Race matching, race queering? Understanding race in donor conception among queer parents

When:13 Mar 2019, 3pm - 4pm
Venue:Room 221/223, Level 2, John Goodsell Building, UNSW Kensington Campus
Who:Jaya Keaney, Gender and Cultural Studies, the University of Sydney
Jaya Keaney

In critical literature and clinical practice around donor assisted conception, race is understood through a concept of ‘race matching’, or the idea that intending parents select donors who racially resemble them in an effort to create family resemblance and the ability to pass as if conceived without assistance. In this paper, I explore the concept of ‘race matching’ from the perspective of queer Australian parents who used donors to conceive. Whilst race matching is considered the norm in donor conception, many of my participants deviated from this practice by actively choosing donors of a different race. Their narratives contest dominant discourses of the function of race in donor-conception and instead highlight the diverse meanings of race in the family when detached from assumptions of biological relatedness.

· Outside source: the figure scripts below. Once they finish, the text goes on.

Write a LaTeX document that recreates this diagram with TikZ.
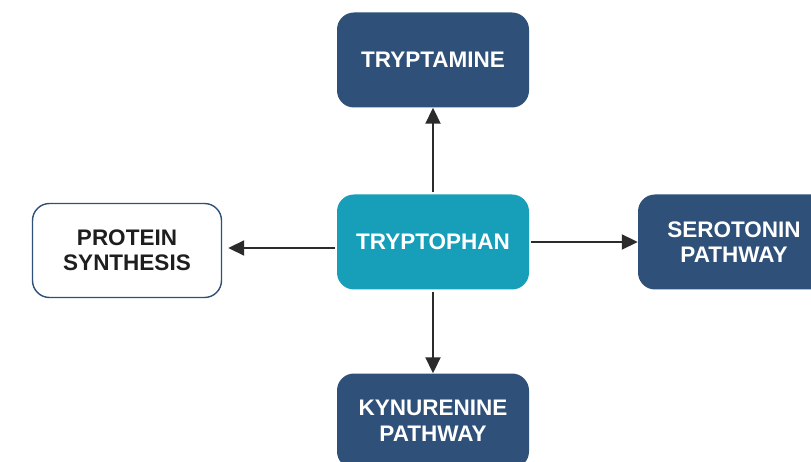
\documentclass[tikz,border=0pt]{standalone}
\usepackage{fontspec}
\setmainfont{Liberation Sans}
\usetikzlibrary{arrows.meta}
\definecolor{navy}{HTML}{2E5079}
\definecolor{teal}{HTML}{179EB9}
\definecolor{ink}{HTML}{1E1E1E}
\definecolor{arrowgray}{HTML}{2B2B2B}
\tikzset{
  box/.style={rounded corners=17pt, minimum width=192pt, minimum height=95pt,
    inner sep=0pt, align=center, font=\bfseries\fontsize{22.5}{25.5}\selectfont},
  darkbox/.style={box, fill=navy, text=white},
  mainbox/.style={box, fill=teal, text=white},
  openbox/.style={box, draw=navy, line width=1.4pt, fill=white, text=ink,
    minimum width=189pt, minimum height=94pt},
  flow/.style={draw=arrowgray, line width=1.9pt,
    -{Triangle[length=16pt,width=15pt]}}
}
\begin{document}
\begin{tikzpicture}[x=1pt,y=-1pt]
  \clip (0,0) rectangle (811,462);
  \fill[white] (0,0) rectangle (811,462);

  \node[mainbox] (tryptophan) at (433,242) {TRYPTOPHAN};
  \node[darkbox] (tryptamine) at (433,60) {TRYPTAMINE};
  \node[openbox] (protein) at (127,250.5) {PROTEIN\\SYNTHESIS};
  \node[darkbox] (serotonin) at (734,242) {SEROTONIN\\PATHWAY};
  \node[darkbox] (kynurenine) at (433,421) {KYNURENINE\\PATHWAY};

  \draw[flow, shorten <=2pt] (tryptophan.north) -- (tryptamine.south);
  \draw[flow, shorten <=2pt, shorten >=6pt]
    ([yshift=-6pt]tryptophan.west) -- ([yshift=-6pt]tryptophan.west -| protein.east);
  \draw[flow, shorten <=2pt] (tryptophan.east) -- (serotonin.west);
  \draw[flow, shorten <=2pt] (tryptophan.south) -- (kynurenine.north);
\end{tikzpicture}
\end{document}
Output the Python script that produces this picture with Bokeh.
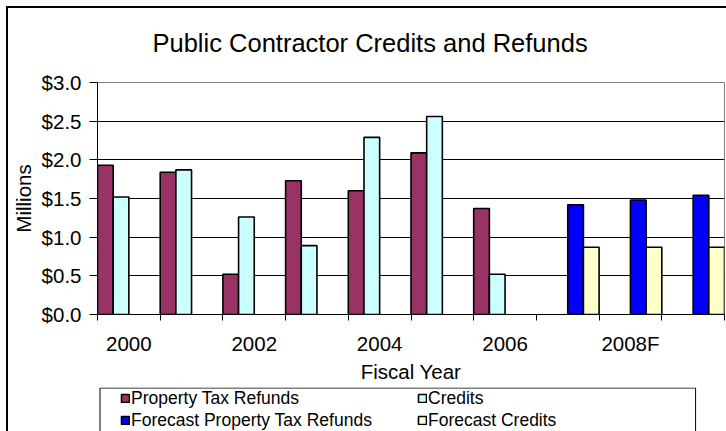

Together, these contestations voice forms of queer reproductive ethics that attempt to assemble race differently, outside prescriptive matching norms.

Jaya Keaney submitted her PhD in 2019 at the Department of Gender and Cultural Studies at the University of Sydney. Her PhD explores ontologies of race in the narratives of queer Australian parents who conceived using reproductive technologies. The project employs ethnographic methods and draws together conceptual approaches from feminist science studies, critical race theory and queer kinship. Jaya was recently a visiting scholar with the Reproductive Sociology Research Group (ReproSoc) in the Department of Sociology at the University of Cambridge, UK (Easter term, 2018). Her broader research interests include race in biotechnologies, affect theory and queer of colour critique.